How to use this calculator
1) Enter sequence
Paste your oligo in 5'→3' orientation. The calculator automatically sanitizes the input and keeps only valid nucleotide letters (A, C, G, T, U).
2) Add optional experimental inputs
- Mass (µg): Converts measured mass to nmol.
- Target nmol: Estimates required mass for that amount.
- A260 and path length: Uses Beer-Lambert with a base-sum extinction estimate.
- Volume (µL): Converts concentration into total nmol in your chosen volume.
- [Na+] (mM): Applies a simple salt correction to long-oligo Tm.
3) Click calculate
The results panel returns sequence properties and practical conversion outputs in one place, including reverse complement for quick primer checks.
What formulas are used
This page intentionally uses transparent, lightweight equations that are useful for day-to-day planning. They are not replacements for full nearest-neighbor thermodynamic software.
- Molecular weight (single-stranded estimate): base-specific sum minus 61.96.
- Extinction coefficient (base-sum approximation): ε = Σ(base count × base ε).
- Tm (short oligos): Wallace rule, 2(A+T/U) + 4(G+C).
- Tm (longer oligos): 64.9 + 41((G+C)-16.4)/N, then optional salt adjustment.
- Amount conversion: nmol = (µg × 1000) / MW.
Interpreting Tm responsibly
Tm depends heavily on ionic conditions, oligo concentration, mismatches, and secondary structure. Two oligos with identical GC% can behave differently if one has strong self-complementarity. Use this calculator for fast first-pass screening, then validate with your assay conditions.
Practical tips before ordering primers
- Aim for balanced GC content (often 40–60% for routine PCR primers).
- Keep paired primer Tm values close to each other.

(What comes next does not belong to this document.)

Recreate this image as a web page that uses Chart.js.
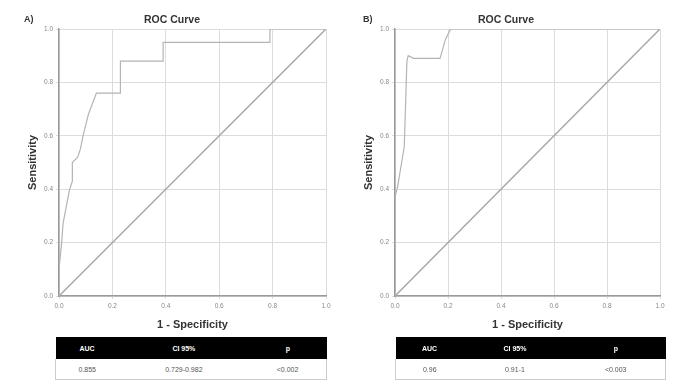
<!DOCTYPE html>
<html>
<head>
<meta charset="utf-8">
<script src="https://cdn.jsdelivr.net/npm/chart.js@4/dist/chart.umd.min.js"></script>
<style>
  body { margin: 0; background: #fff; font-family: "Liberation Sans", Arial, sans-serif; }
  #wrap { position: relative; width: 674px; height: 386px; overflow: hidden; }
  .box { position: absolute; top: 0; height: 335px; }
  table.res { position: absolute; border-collapse: collapse; font-size: 7px; text-align: center; }
  table.res th { background: #000; color: #fff; height: 22px; font-weight: bold; padding: 0; }
  table.res td { height: 20px; color: #555; border: 1px solid #ccc; border-top: none; padding: 0; }
  table.res td + td { border-left: none; }
  table.res td:not(:last-child) { border-right: none; }
</style>
</head>
<body>
<div id="wrap">
  <div class="box" style="left:0;width:337px"><canvas id="chartA"></canvas></div>
  <div class="box" style="left:336px;width:338px"><canvas id="chartB"></canvas></div>
  <table class="res" id="tableA" style="left:55px;top:337px;width:272px"></table>
  <table class="res" id="tableB" style="left:395px;top:337px;width:271px"></table>
</div>
<script>
// ROC curve A (1 - specificity, sensitivity)
const rocA_fpr = [0, 0, 0.01, 0.015, 0.03, 0.04, 0.05, 0.05, 0.07, 0.08, 0.09, 0.11, 0.14, 0.23, 0.23, 0.39, 0.39, 0.79, 0.79, 1];
const rocA_tpr = [0, 0.1, 0.2, 0.27, 0.35, 0.40, 0.43, 0.50, 0.52, 0.55, 0.60, 0.68, 0.76, 0.76, 0.88, 0.88, 0.95, 0.95, 1, 1];

// ROC curve B
const rocB_fpr = [0, 0, 0.01, 0.02, 0.035, 0.045, 0.05, 0.07, 0.17, 0.19, 0.21, 1];
const rocB_tpr = [0, 0.37, 0.41, 0.47, 0.56, 0.88, 0.90, 0.89, 0.89, 0.96, 1, 1];

// reference line
const diag_x = [0, 1];
const diag_y = [0, 1];

const tickValues = [0, 0.2, 0.4, 0.6, 0.8, 1.0];

const tableHeaders = ["AUC", "CI 95%", "p"];
const tableA_values = ["0.855", "0.729-0.982", "<0.002"];
const tableB_values = ["0.96", "0.91-1", "<0.003"];

function toPoints(xs, ys) {
  return xs.map((x, i) => ({ x: x, y: ys[i] }));
}

// panel letter + "ROC Curve" above the plot
const headPlugin = {
  id: 'head',
  afterDraw(chart, args, opts) {
    const ctx = chart.ctx;
    ctx.save();
    ctx.fillStyle = '#333';
    ctx.textBaseline = 'middle';
    ctx.textAlign = 'left';
    ctx.font = 'bold 9px "Liberation Sans", Arial, sans-serif';
    ctx.fillText(opts.letter, opts.letterX, 20);
    ctx.textAlign = 'center';
    ctx.font = 'bold 10.5px "Liberation Sans", Arial, sans-serif';
    ctx.fillText('ROC Curve', opts.titleX, 20);
    ctx.restore();
  }
};

function makeAxis(isX) {
  return {
    type: 'linear',
    min: 0,
    max: 1,
    afterFit(scale) {
      if (isX) scale.height = 39; else scale.width = 59;
    },
    afterBuildTicks(scale) {
      scale.ticks = tickValues.map(v => ({ value: v }));
    },
    ticks: {
      color: '#888',
      font: { size: 6.5 },
      padding: 3,
      callback: v => v.toFixed(1)
    },
    grid: { color: '#dcdcdc', lineWidth: 1, tickLength: 3 },
    border: { color: '#9a9a9a', width: 1.5 },
    title: {
      display: true,
      text: isX ? '1 - Specificity' : 'Sensitivity',
      color: '#333',
      font: { size: 11, weight: 'bold' },
      padding: isX ? { top: 0, bottom: 3.5 } : { top: 26, bottom: 0 }
    }
  };
}

function printRoc(id, fpr, tpr, head, rightPad) {
  const ctx = document.getElementById(id).getContext('2d');
  return new Chart(ctx, {
    type: 'scatter',
    data: {
      datasets: [
        {
          label: 'ROC',
          data: toPoints(fpr, tpr),
          showLine: true,
          borderColor: '#b4b4b4',
          borderWidth: 1.2,
          pointRadius: 0,
          tension: 0
        },
        {
          label: 'Reference',
          data: toPoints(diag_x, diag_y),
          showLine: true,
          borderColor: '#a8a8a8',
          borderWidth: 1.5,
          pointRadius: 0
        }
      ]
    },
    options: {
      responsive: true,
      maintainAspectRatio: false,
      animation: false,
      layout: { padding: { top: 29, right: rightPad, left: 0, bottom: 0 } },
      plugins: {
        legend: { display: false },
        tooltip: { enabled: false },
        head: head
      },
      scales: {
        x: makeAxis(true),
        y: makeAxis(false)
      }
    },
    plugins: [headPlugin]
  });
}

function printTable(id, values) {
  const t = document.getElementById(id);
  t.innerHTML = '<tr>' + tableHeaders.map(h => '<th>' + h + '</th>').join('') + '</tr>' +
    '<tr>' + values.map(v => '<td>' + v + '</td>').join('') + '</tr>';
}

printRoc('chartA', rocA_fpr, rocA_tpr, { letter: 'A)', letterX: 24, titleX: 172 }, 11);
printRoc('chartB', rocB_fpr, rocB_tpr, { letter: 'B)', letterX: 27, titleX: 170 }, 14);
printTable('tableA', tableA_values);
printTable('tableB', tableB_values);
</script>
</body>
</html>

- Avoid long homopolymers and strong 3' complementarity.
- Check for hairpins and dimers in a specialized design tool.
Common mistakes this tool helps prevent
- Unit confusion: mixing up µg, ng, nmol, and µM when preparing stocks.
- Wrong sequence characters: hidden spaces, dashes, FASTA headers, or line breaks.
- Tm overconfidence: using a single estimate as if it were experimentally exact.
- Ignoring path length: A260 from microvolume instruments may not be 1 cm equivalent unless corrected.
Example workflow
Suppose you receive a lyophilized 24-mer primer and your records say 18 µg total. Enter sequence and 18 µg to estimate nmol. Then decide your desired stock concentration (for example, 100 µM), back-calculate needed volume, and prepare aliquots to reduce freeze-thaw cycles.
If you also measure A260, enter absorbance and path length to compare optical estimate versus mass-based estimate. Large discrepancies can flag contamination, quantitation errors, or transcription mistakes in sample labels.
Bottom line
A reliable oligo calculator saves time, reduces setup errors, and improves reproducibility in molecular workflows. Use it as a fast planning layer, then confirm critical experiments with assay-specific thermodynamic and structural analysis tools.